▸ Exercise brief: Reproduce exactly only the lines from the line that holds "Write the Plotly.js code for this chart." to the line that holds "0.28, 0.29, 0.30];", inclusive, in the listing below, and please leave out every picture.

▸ Data to use:
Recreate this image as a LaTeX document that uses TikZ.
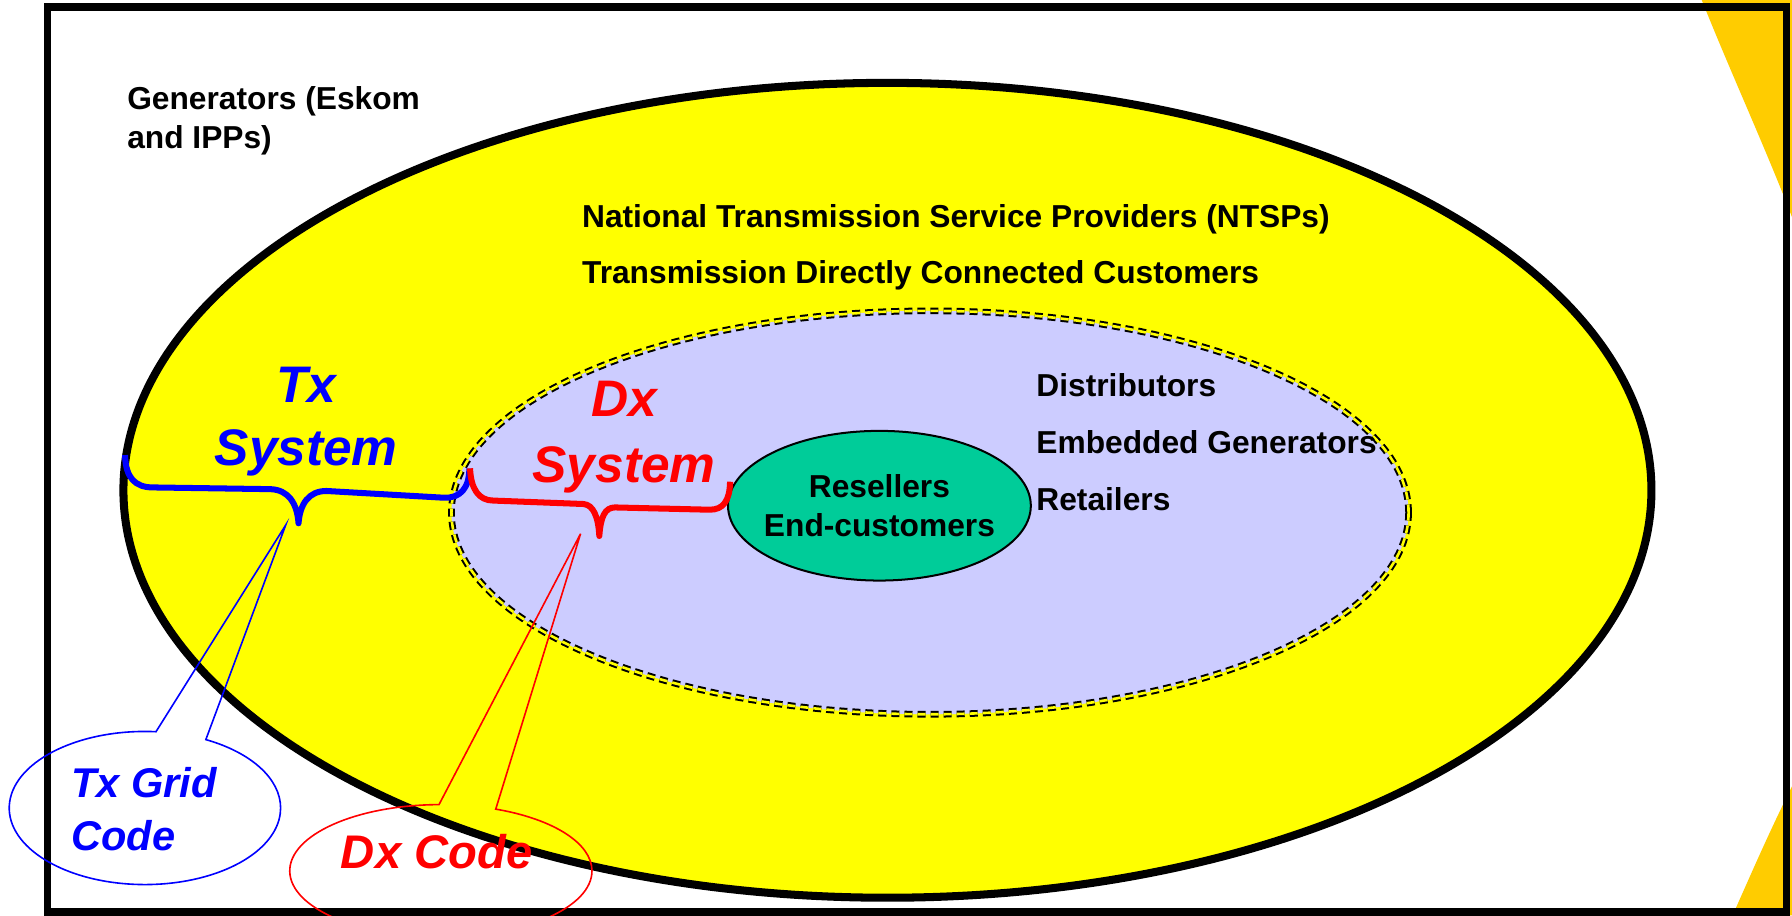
\documentclass[tikz,border=0pt]{standalone}
\usepackage{fontspec}
\setmainfont{Liberation Sans}
\usetikzlibrary{shapes.geometric,shapes.callouts}

\definecolor{gridyellow}{RGB}{255,255,0}
\definecolor{distlilac}{RGB}{204,204,255}
\definecolor{custgreen}{RGB}{0,204,153}
\definecolor{slideorange}{RGB}{255,204,0}
\definecolor{txblue}{RGB}{0,0,255}
\definecolor{dxred}{RGB}{255,0,0}

\tikzset{
  party/.style={font=\bfseries\fontsize{15.8}{19}\selectfont, inner sep=0pt, anchor=base west},
  sysname/.style={font=\bfseries\itshape\fontsize{25.6}{31}\selectfont, inner sep=0pt, anchor=base},
  codename/.style={font=\bfseries\itshape\fontsize{20.7}{25}\selectfont, inner sep=0pt, anchor=base west},
  sysbrace/.style={line width=3pt, line join=round},
  codecall/.style={ellipse callout, draw, line width=0.8pt, inner sep=0pt},
}

\begin{document}
\begin{tikzpicture}[x=0.02cm, y=-0.02cm]
    \useasboundingbox (0,0) rectangle (1568,801);
    \clip (0,0) rectangle (1568,801);
    % slide corners and frame
    \fill[slideorange] (1489,0) .. controls (1515,65) and (1545,130) .. (1568,190) -- (1568,0) -- cycle;
    \fill[slideorange] (1516,801) .. controls (1532,765) and (1548,728) .. (1568,688) -- (1568,801) -- cycle;
    \draw[line width=3.7pt] (41.5,6.1) rectangle (1563,798);
    % nested areas
    \draw[line width=4pt, fill=gridyellow] (776.5,429) ellipse (668.5 and 356.5);
    \draw[fill=distlilac, line width=1pt, dash pattern=on 4pt off 2.5pt, double=gridyellow, double distance=1.3pt] (813.75,448.5) ellipse (418.75 and 176.5);
    \node[ellipse, draw, line width=1pt, fill=custgreen, minimum width=5.3cm, minimum height=2.62cm, inner xsep=-6pt, inner ysep=0pt, align=center, font=\bfseries\fontsize{15.8}{19.3}\selectfont] (resell) at (769.5,442.5) {Resellers\\End-customers};
    % parties
    \node[party] (gen1) at (111,96) {Generators (Eskom};
    \node[party] (gen2) at (111,130) {and IPPs)};
    \node[party] (ntsp) at (509,199) {National Transmission Service Providers (NTSPs)};
    \node[party] (tdcc) at (509,248) {Transmission Directly Connected Customers};
    \node[party] (dist) at (906.5,346.5) {Distributors};
    \node[party] (embg) at (906.5,396.6) {Embedded Generators};
    \node[party] (reta) at (906.5,447) {Retailers};
    % systems
    \node[sysname, txblue] (tx1) at (268,352) {Tx};
    \node[sysname, txblue] (tx2) at (268,407) {System};
    \node[sysname, dxred] (dx1) at (546,364) {Dx};
    \node[sysname, dxred] (dx2) at (546,422) {System};
    \draw[sysbrace, txblue] (109.4,398.2) .. controls (110,418) and (118,426.5) .. (134,426.5) -- (236.6,428) .. controls (252,428.5) and (260,440) .. (261.2,457.9) .. controls (262.5,441) and (270,429.6) .. (285.7,429.6) -- (388.4,435.5) .. controls (403,436) and (410.5,427) .. (410.7,410);
    \draw[sysbrace, dxred] (411.3,409.8) .. controls (412,428) and (419,438) .. (431.7,438) -- (510.4,441) .. controls (519,441.5) and (523.5,452) .. (524.4,469) .. controls (525.5,453) and (529,444) .. (538,444) -- (621,446) .. controls (633,446) and (638.5,438) .. (638.8,421.5);
    % codes
    \coordinate (txtip) at (250,459.4);
    \coordinate (dxtip) at (508,467);
    \node[codecall, draw=txblue, minimum width=4.75cm, minimum height=2.68cm, callout absolute pointer={(txtip)}, callout pointer arc=22] (txcall) at (126.8,707) {};
    \node[codecall, draw=dxred, minimum width=5.29cm, minimum height=2.32cm, callout absolute pointer={(dxtip)}, callout pointer arc=22] (dxcall) at (385.75,762) {};
    \node[codename, txblue] (txcode1) at (62,698) {Tx Grid};
    \node[codename, txblue] (txcode2) at (62,744) {Code};
    \node[codename, dxred, font=\bfseries\itshape\fontsize{23.5}{28}\selectfont] (dxcode) at (298,759.6) {Dx Code};
\end{tikzpicture}
\end{document}
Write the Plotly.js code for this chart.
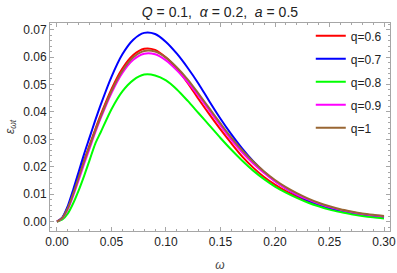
<!DOCTYPE html>
<html>
<head>
<meta charset="utf-8">
<script src="https://cdn.plot.ly/plotly-3.0.1.min.js"></script>
<style>html,body{margin:0;padding:0;background:#fff;}#chart{width:397px;height:273px;}</style>
</head>
<body>
<div id="chart"></div>
<script>
const omega = [0, 0.005, 0.01, 0.015, 0.02, 0.025, 0.03, 0.035, 0.04, 0.05, 0.06, 0.07, 0.08, 0.09, 0.10, 0.11, 0.12, 0.13, 0.14, 0.15, 0.16, 0.17, 0.18, 0.19, 0.20, 0.21, 0.22, 0.23, 0.24, 0.25, 0.26, 0.27, 0.28, 0.29, 0.30];

const q06 = [0, 0.0015, 0.0052, 0.0106, 0.0166, 0.0225, 0.0280, 0.0335, 0.0388, 0.0483, 0.0558, 0.0607, 0.0630, 0.0626, 0.0598, 0.0557, 0.0505, 0.0446, 0.0390, 0.0336, 0.0285, 0.0237, 0.0197, 0.0163, 0.0135, 0.0111, 0.0091, 0.0074, 0.0060, 0.0048, 0.0038, 0.0031, 0.0025, 0.0020, 0.0016];
const q07 = [0, 0.0016, 0.0058, 0.0118, 0.0183, 0.0248, 0.0308, 0.0368, 0.0425, 0.0528, 0.0610, 0.0663, 0.0688, 0.0684, 0.0655, 0.0612, 0.0560, 0.0502, 0.0437, 0.0375, 0.0318, 0.0266, 0.0220, 0.0181, 0.0148, 0.0121, 0.0098, 0.0078, 0.0062, 0.0049, 0.0039, 0.0031, 0.0025, 0.0020, 0.0016];
const q08 = [0, 0.0008, 0.0030, 0.0068, 0.0115, 0.0168, 0.0225, 0.0283, 0.0325, 0.0410, 0.0475, 0.0516, 0.0536, 0.0533, 0.0515, 0.0482, 0.0440, 0.0395, 0.0350, 0.0305, 0.0262, 0.0222, 0.0186, 0.0155, 0.0128, 0.0106, 0.0087, 0.0070, 0.0056, 0.0044, 0.0035, 0.0027, 0.0021, 0.0016, 0.0012];
const q09 = [0, 0.0013, 0.0046, 0.0096, 0.0153, 0.0212, 0.0268, 0.0324, 0.0376, 0.0469, 0.0542, 0.0590, 0.0612, 0.0610, 0.0588, 0.0552, 0.0508, 0.0458, 0.0404, 0.0350, 0.0298, 0.0252, 0.0212, 0.0177, 0.0147, 0.0121, 0.0099, 0.0081, 0.0066, 0.0053, 0.0043, 0.0035, 0.0028, 0.0023, 0.0019];
const q1  = [0, 0.0014, 0.0050, 0.0103, 0.0162, 0.0221, 0.0276, 0.0331, 0.0382, 0.0476, 0.0550, 0.0599, 0.0622, 0.0620, 0.0598, 0.0562, 0.0518, 0.0466, 0.0412, 0.0358, 0.0306, 0.0260, 0.0219, 0.0183, 0.0152, 0.0126, 0.0104, 0.0085, 0.0069, 0.0056, 0.0045, 0.0037, 0.0030, 0.0025, 0.0021];

const seriesNames = ['q=0.6', 'q=0.7', 'q=0.8', 'q=0.9', 'q=1'];
const seriesValues = [q06, q07, q08, q09, q1];
const seriesColors = ['#ff0000', '#0000ff', '#00ff00', '#ff00ff', '#996633'];

const xTicks = [0, 0.05, 0.10, 0.15, 0.20, 0.25, 0.30];
const yTicks = [0, 0.01, 0.02, 0.03, 0.04, 0.05, 0.06, 0.07];

const traces = seriesNames.map((name, i) => ({
  x: omega, y: seriesValues[i], name: name, type: 'scatter', mode: 'lines',
  legendgroup: 'g' + i,
  line: {color: seriesColors[i], width: 2, shape: 'spline', smoothing: 0.8}
}));

const frameColor = '#a6a6a6';
const axisCommon = {
  showgrid: false, zeroline: false, showline: true, linecolor: frameColor, linewidth: 1,
  mirror: 'allticks', ticks: 'inside', ticklen: 4, tickcolor: frameColor, tickwidth: 1,
  tickfont: {family: 'Liberation Sans, Arial, sans-serif', size: 12, color: '#222'},
  tickformat: '.2f'
};

const layout = {
  width: 397, height: 273,
  margin: {l: 50, r: 7, t: 23, b: 42},
  paper_bgcolor: '#fff', plot_bgcolor: '#fff',
  font: {family: 'Liberation Sans, Arial, sans-serif', size: 12, color: '#222'},
  title: {text: '<i>Q</i> = 0.1,  <i>α</i> = 0.2,  <i>a</i> = 0.5', x: 0.554, xanchor: 'center', y: 0.955, yanchor: 'middle',
          font: {family: 'Liberation Sans, Arial, sans-serif', size: 14, color: '#222'}},
  xaxis: Object.assign({}, axisCommon, {
    range: [-0.0064, 0.3055], tickvals: xTicks,
    minor: {ticks: 'inside', ticklen: 2, tickcolor: frameColor, dtick: 0.01, tick0: 0, showgrid: false},
    title: {text: '<i>ω</i>', standoff: 12, font: {size: 12, color: '#444'}}
  }),
  yaxis: Object.assign({}, axisCommon, {
    range: [-0.0034, 0.0724], tickvals: yTicks,
    minor: {ticks: 'inside', ticklen: 2, tickcolor: frameColor, dtick: 0.002, tick0: 0, showgrid: false},
    title: {text: '<i>ε<sub>ωt</sub></i>', standoff: 6, font: {size: 12, color: '#444'}}
  }),
  showlegend: true,
  legend: {x: 0.767, xanchor: 'left', y: 1.008, yanchor: 'top', traceorder: 'grouped', tracegroupgap: 4,
           bgcolor: 'rgba(255,255,255,0)', borderwidth: 0,
           font: {family: 'Liberation Sans, Arial, sans-serif', size: 12, color: '#222'}}
};

Plotly.newPlot('chart', traces, layout, {displayModeBar: false, staticPlot: true});
</script>
</body>
</html>
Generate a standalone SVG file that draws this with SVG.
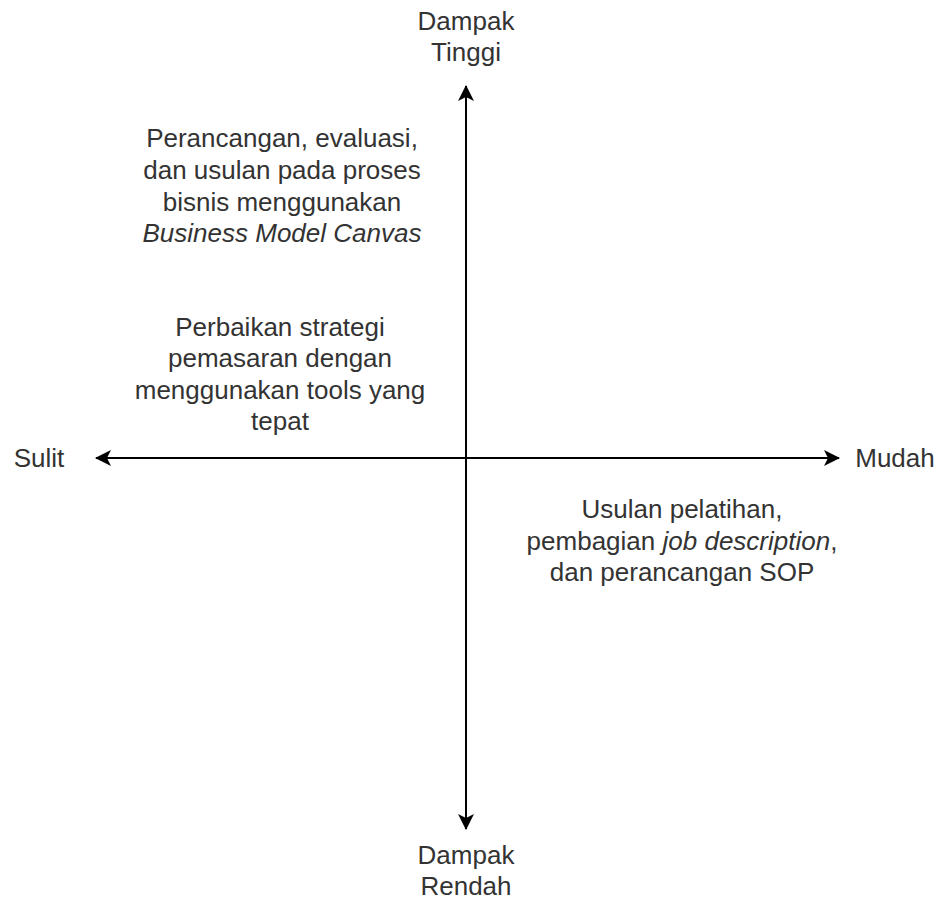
<svg xmlns="http://www.w3.org/2000/svg" width="939" height="902" viewBox="0 0 939 902">
<style>
text{font-family:"Liberation Sans",Arial,Helvetica,sans-serif;font-size:26px;fill:#333;text-anchor:middle}
.ax{stroke:#000;stroke-width:2;fill:none}
.it{font-style:italic}
</style>
<defs>
<marker id="ar" viewBox="0 0 16 16" refX="15" refY="8" markerWidth="16" markerHeight="16" markerUnits="userSpaceOnUse" orient="auto">
<path d="M0,0 L16,8 L0,16 L4,8 Z" fill="#000"/>
</marker>
</defs>
<rect width="939" height="902" fill="#fff"/>
<g id="connectors">
<line class="ax" x1="466" y1="458" x2="466" y2="86" marker-end="url(#ar)"/>
<line class="ax" x1="466" y1="458" x2="466" y2="829" marker-end="url(#ar)"/>
<line class="ax" x1="466" y1="458" x2="96" y2="458" marker-end="url(#ar)"/>
<line class="ax" x1="466" y1="458" x2="839" y2="458" marker-end="url(#ar)"/>
</g>
<g id="top-label">
<text x="466" y="30">Dampak</text>
<text x="466" y="61">Tinggi</text>
</g>
<g id="bottom-label">
<text x="466" y="864">Dampak</text>
<text x="466" y="895">Rendah</text>
</g>
<g id="left-label">
<text x="39" y="467">Sulit</text>
</g>
<g id="right-label">
<text x="895" y="467">Mudah</text>
</g>
<g id="node-bmc">
<text x="282" y="147">Perancangan, evaluasi,</text>
<text x="282" y="179">dan usulan pada proses</text>
<text x="282" y="211">bisnis menggunakan</text>
<text x="282" y="242" class="it">Business Model Canvas</text>
</g>
<g id="node-marketing">
<text x="280" y="336">Perbaikan strategi</text>
<text x="280" y="367">pemasaran dengan</text>
<text x="280" y="399">menggunakan tools yang</text>
<text x="280" y="430">tepat</text>
</g>
<g id="node-training">
<text x="682" y="518">Usulan pelatihan,</text>
<text x="682" y="550">pembagian <tspan class="it">job description</tspan>,</text>
<text x="682" y="581">dan perancangan SOP</text>
</g>
</svg>
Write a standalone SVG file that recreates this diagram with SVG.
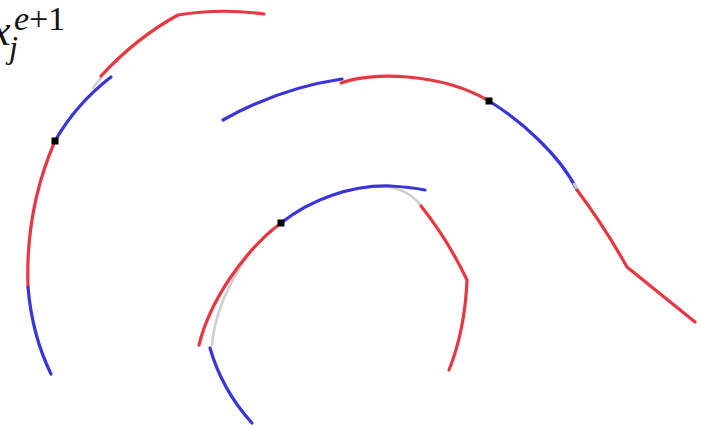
<svg xmlns="http://www.w3.org/2000/svg" width="702" height="429" viewBox="0 0 702 429">
<style>
.r{fill:none;stroke:#e63842;stroke-width:3.2;stroke-linecap:round;stroke-linejoin:round}
.b{fill:none;stroke:#3a35d6;stroke-width:3.2;stroke-linecap:round}
.g{fill:none;stroke:#cfcfcf;stroke-width:2.6;stroke-linecap:round}
.d{fill:#000}
.t{font-family:"Liberation Serif",serif;fill:#111}
</style>
<rect width="702" height="429" fill="#fff"/>
<g id="label">
<text class="t" x="-9" y="45" font-size="44" font-style="italic">x</text>
<text class="t" x="9" y="58" font-size="32" font-style="italic">j</text>
<text class="t" x="14" y="30" font-size="34"><tspan font-style="italic">e</tspan>+1</text>
</g>
<g id="connectors">
<g id="curve1">
<path class="g" d="M93,88 Q97,82 102,77"/>
<path class="r" d="M101,76 Q136,38 178,15 Q220,8 264,14"/>
<path class="b" d="M111,77 Q76,104 55,141"/>
<path class="r" d="M55,141 C38,180 26,230 28,287"/>
<path class="b" d="M28,287 Q32,335 51,374"/>
</g>
<g id="curve2">
<path class="b" d="M223,120 Q280,88 342,79"/>
<path class="r" d="M341,83 C370,72 440,72 489,101"/>
<path class="b" d="M489,101 C520,120 560,155 577,190"/>
<path class="g" d="M574,184 L580,194"/>
<path class="r" d="M577,190 Q604,226 627,267 L695,322"/>
</g>
<g id="curve3">
<path class="g" d="M273,228 C245,252 216,300 212,345"/>
<path class="g" d="M385,186 Q410,190 421,206"/>
<path class="b" d="M281,223 C310,200 350,185 390,186 Q410,187 425,190"/>
<path class="r" d="M421,206 Q448,240 467,280 Q465,330 449,370"/>
<path class="r" d="M281,223 C245,250 210,300 199,345"/>
<path class="b" d="M210,348 Q222,390 252,423"/>
</g>
</g>
<g id="dot1"><rect class="d" x="51.5" y="137.5" width="7" height="7"/></g>
<g id="dot2"><rect class="d" x="485.5" y="97.5" width="7" height="7"/></g>
<g id="dot3"><rect class="d" x="277.5" y="219.5" width="7" height="7"/></g>
</svg>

▸ Answer to the task:
Write the Plotly.js code for this chart.
<!DOCTYPE html>
<html>
<head>
<meta charset="utf-8">
<script src="https://cdn.plot.ly/plotly-3.0.1.min.js"></script>
<style>html,body{margin:0;padding:0;background:#fff;}#chart{width:397px;height:273px;}</style>
</head>
<body>
<div id="chart"></div>
<script>
const omega = [0, 0.005, 0.01, 0.015, 0.02, 0.025, 0.03, 0.035, 0.04, 0.05, 0.06, 0.07, 0.08, 0.09, 0.10, 0.11, 0.12, 0.13, 0.14, 0.15, 0.16, 0.17, 0.18, 0.19, 0.20, 0.21, 0.22, 0.23, 0.24, 0.25, 0.26, 0.27, 0.28, 0.29, 0.30];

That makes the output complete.